Async I/O
Posted Nov 24, 2010 22:02 UTC (Wed) by
kleptog (subscriber, #1183)
In reply to:
Async I/O by wahern
Parent article:
Ghosts of Unix past, part 4: High-maintenance designs
The fundamental problem with AIO is that the block drivers aren't interruptible at their core. They need to run on a thread and block waiting on certain hardware operations.
Is that really true? I was under the impression that with modern hardware interfaces were becoming more network-like, with sending and receiving messages. You can have dozens of outstanding requests queued on a modern hard disk, I'm not sure why AIO is a big deal.

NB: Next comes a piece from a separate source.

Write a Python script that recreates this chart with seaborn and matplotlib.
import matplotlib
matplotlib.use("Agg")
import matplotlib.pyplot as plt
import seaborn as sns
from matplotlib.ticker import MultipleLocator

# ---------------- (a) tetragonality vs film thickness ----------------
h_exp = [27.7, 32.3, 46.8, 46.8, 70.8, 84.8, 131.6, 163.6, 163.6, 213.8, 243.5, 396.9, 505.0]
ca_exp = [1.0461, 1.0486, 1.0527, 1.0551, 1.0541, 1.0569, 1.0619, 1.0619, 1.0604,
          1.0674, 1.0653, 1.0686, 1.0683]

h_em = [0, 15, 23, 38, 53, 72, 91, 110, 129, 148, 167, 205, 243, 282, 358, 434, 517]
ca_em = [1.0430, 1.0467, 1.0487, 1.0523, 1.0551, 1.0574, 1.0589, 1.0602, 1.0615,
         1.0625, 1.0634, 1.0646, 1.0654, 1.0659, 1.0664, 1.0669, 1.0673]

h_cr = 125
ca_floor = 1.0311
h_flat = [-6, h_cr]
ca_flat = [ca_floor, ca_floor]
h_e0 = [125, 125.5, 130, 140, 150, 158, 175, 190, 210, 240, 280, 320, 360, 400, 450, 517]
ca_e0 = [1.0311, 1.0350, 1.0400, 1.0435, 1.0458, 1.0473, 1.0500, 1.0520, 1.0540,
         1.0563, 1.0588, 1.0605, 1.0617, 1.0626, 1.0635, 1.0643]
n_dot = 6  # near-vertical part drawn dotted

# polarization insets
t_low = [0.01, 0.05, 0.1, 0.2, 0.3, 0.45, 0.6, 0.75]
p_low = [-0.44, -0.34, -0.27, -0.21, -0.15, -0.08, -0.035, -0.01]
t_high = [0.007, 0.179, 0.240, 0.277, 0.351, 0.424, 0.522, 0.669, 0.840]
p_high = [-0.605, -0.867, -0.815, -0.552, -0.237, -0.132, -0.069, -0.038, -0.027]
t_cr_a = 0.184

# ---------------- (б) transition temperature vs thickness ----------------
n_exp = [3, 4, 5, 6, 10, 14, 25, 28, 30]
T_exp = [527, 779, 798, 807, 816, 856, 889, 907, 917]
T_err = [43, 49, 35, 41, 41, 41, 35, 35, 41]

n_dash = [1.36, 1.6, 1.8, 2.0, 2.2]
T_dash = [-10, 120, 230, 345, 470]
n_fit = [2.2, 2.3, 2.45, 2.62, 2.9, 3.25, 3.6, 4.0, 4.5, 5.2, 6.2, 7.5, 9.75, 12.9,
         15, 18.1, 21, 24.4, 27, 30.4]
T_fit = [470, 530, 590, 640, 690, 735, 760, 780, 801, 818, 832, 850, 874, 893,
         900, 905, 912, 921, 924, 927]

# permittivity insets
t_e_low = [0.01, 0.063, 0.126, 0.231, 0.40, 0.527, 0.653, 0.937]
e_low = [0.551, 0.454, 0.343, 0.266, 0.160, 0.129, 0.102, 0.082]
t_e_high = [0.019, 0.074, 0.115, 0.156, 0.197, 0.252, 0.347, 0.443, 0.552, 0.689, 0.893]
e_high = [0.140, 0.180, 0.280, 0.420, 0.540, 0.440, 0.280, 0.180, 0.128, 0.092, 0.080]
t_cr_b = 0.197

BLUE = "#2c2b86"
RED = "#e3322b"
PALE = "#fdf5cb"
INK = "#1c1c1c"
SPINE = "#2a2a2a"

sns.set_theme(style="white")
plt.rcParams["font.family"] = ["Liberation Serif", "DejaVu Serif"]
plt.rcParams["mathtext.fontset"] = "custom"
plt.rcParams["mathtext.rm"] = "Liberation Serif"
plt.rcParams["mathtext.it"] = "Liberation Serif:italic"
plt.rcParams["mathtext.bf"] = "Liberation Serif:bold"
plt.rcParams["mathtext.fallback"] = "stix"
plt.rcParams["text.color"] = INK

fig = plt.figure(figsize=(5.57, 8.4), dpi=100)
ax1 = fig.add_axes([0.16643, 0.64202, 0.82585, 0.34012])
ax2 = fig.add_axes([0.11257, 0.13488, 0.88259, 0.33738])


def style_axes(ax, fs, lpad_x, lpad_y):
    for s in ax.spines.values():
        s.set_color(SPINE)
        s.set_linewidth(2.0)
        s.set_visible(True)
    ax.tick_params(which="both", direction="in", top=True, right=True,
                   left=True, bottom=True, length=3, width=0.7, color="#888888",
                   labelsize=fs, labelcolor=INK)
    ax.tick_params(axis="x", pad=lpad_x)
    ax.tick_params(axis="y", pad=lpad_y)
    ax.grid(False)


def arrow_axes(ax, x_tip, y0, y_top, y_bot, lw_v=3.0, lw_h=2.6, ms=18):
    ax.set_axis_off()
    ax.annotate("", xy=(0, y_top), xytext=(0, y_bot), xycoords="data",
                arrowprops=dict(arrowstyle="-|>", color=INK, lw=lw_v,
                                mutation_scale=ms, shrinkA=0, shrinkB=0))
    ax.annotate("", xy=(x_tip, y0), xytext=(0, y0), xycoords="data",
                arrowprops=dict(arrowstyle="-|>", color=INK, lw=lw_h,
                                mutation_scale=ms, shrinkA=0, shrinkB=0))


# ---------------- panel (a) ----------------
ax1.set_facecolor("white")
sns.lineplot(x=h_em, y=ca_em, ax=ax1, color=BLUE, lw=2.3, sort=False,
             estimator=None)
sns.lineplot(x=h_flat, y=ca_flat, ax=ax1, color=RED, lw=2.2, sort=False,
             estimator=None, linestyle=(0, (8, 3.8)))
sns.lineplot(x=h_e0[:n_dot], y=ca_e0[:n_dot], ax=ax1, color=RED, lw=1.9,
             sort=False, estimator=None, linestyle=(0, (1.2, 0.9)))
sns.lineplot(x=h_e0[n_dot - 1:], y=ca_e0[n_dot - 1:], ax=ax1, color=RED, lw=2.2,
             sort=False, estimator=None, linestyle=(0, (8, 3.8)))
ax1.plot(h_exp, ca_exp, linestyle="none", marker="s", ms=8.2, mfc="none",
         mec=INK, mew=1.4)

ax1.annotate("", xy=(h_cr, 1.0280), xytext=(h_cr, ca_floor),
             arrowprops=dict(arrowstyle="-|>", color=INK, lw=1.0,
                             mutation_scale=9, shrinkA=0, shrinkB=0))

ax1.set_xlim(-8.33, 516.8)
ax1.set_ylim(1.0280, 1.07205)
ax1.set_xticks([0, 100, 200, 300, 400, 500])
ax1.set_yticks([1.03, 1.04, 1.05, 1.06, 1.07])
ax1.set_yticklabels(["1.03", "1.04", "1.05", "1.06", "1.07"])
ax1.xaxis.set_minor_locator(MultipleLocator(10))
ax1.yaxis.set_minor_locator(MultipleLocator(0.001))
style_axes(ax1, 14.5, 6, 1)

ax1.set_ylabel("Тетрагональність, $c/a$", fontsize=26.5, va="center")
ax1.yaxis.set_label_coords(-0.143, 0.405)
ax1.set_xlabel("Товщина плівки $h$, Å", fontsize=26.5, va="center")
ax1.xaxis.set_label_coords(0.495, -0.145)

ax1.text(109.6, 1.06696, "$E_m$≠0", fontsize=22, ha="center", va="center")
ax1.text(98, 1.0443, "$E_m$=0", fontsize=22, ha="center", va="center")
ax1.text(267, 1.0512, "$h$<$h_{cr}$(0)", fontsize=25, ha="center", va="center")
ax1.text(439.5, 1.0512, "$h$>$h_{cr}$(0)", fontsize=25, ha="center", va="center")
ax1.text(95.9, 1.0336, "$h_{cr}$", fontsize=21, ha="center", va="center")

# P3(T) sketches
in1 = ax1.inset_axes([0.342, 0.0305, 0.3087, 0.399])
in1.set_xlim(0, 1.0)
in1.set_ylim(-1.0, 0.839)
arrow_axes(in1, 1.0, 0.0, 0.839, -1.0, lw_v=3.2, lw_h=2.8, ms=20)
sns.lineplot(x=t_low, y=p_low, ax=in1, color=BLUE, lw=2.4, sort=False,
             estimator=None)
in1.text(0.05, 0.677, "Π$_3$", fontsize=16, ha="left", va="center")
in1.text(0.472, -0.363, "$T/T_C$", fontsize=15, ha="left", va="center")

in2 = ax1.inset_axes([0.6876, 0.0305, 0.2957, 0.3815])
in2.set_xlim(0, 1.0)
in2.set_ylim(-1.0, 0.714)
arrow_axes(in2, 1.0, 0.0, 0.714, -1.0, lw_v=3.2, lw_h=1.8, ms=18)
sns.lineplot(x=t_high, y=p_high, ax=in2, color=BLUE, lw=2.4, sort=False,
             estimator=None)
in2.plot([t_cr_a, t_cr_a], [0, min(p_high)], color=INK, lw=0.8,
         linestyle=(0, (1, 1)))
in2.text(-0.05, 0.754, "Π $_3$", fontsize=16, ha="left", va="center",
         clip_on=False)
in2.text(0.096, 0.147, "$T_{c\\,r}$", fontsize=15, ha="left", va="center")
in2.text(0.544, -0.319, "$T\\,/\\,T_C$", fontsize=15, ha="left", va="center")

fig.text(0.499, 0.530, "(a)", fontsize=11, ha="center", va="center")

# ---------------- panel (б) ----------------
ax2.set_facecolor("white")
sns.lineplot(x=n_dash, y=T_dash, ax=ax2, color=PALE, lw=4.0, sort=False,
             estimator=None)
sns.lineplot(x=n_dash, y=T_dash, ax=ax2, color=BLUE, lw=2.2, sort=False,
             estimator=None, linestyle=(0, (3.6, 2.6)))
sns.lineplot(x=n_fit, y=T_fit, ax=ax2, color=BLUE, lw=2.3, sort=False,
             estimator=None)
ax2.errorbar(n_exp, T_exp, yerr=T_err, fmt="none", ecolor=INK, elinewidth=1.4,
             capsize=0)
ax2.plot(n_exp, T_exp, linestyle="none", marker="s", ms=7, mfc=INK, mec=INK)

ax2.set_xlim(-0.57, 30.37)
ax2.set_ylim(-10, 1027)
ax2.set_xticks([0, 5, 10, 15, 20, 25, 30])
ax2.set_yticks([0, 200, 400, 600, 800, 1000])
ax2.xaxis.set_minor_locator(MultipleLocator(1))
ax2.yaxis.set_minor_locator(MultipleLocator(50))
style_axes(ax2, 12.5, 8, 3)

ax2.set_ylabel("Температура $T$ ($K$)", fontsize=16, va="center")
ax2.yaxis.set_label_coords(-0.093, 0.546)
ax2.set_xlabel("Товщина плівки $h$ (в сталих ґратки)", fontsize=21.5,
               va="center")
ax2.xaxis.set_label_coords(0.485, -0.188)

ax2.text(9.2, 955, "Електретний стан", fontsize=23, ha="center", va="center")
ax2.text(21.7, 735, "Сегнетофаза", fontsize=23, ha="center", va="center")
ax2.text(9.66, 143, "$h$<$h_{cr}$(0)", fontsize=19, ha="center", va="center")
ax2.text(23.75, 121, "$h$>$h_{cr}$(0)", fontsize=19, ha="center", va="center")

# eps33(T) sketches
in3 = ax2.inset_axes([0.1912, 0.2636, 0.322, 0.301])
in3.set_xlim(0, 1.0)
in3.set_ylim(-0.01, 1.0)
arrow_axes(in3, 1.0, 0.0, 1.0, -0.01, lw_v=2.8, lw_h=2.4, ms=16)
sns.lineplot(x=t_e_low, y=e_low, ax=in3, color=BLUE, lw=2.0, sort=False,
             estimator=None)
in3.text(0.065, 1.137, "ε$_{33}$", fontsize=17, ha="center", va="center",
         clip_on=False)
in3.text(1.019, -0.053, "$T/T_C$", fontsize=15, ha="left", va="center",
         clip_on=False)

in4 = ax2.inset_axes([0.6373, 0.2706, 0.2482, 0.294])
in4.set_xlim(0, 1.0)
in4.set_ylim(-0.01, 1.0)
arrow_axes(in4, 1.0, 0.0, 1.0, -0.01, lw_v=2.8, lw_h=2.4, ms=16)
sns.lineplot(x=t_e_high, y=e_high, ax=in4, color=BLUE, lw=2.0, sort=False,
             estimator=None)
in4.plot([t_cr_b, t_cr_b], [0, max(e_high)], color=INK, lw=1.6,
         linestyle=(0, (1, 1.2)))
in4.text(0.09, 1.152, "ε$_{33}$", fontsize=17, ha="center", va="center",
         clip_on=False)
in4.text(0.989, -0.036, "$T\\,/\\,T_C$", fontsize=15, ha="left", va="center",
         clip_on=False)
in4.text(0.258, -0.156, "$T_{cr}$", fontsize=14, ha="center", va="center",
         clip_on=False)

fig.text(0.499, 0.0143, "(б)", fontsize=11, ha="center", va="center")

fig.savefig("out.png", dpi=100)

Why is requesting data off a file on disk different from requesting a block from a network block device?
The messy part about POSIX AIO is more the interface, using signals again while they are completely inappropriate for the task (see the earlier article). Yes, you can emulate it with threads, but they have their own baggage. Glibc did aio that way for a while and injecting threads into an otherwise unthreaded program tends to have side-effects (on fork/exec, amongst others). The emulation sucked in other ways, like no more than one request outstanding per FD, WTF!
What I'd like to see is a message passing interface connecting you to the block device queue, where you submit your requests as messages and receive the data back as messages. Perhaps even a read giving you the data preceded by a header saying which FD it came from. That saves the kernel keeping pointers to user-space. send/recvmsg() seem especially suited.
Thanks for the kqueue tip, that looks like a solid solution.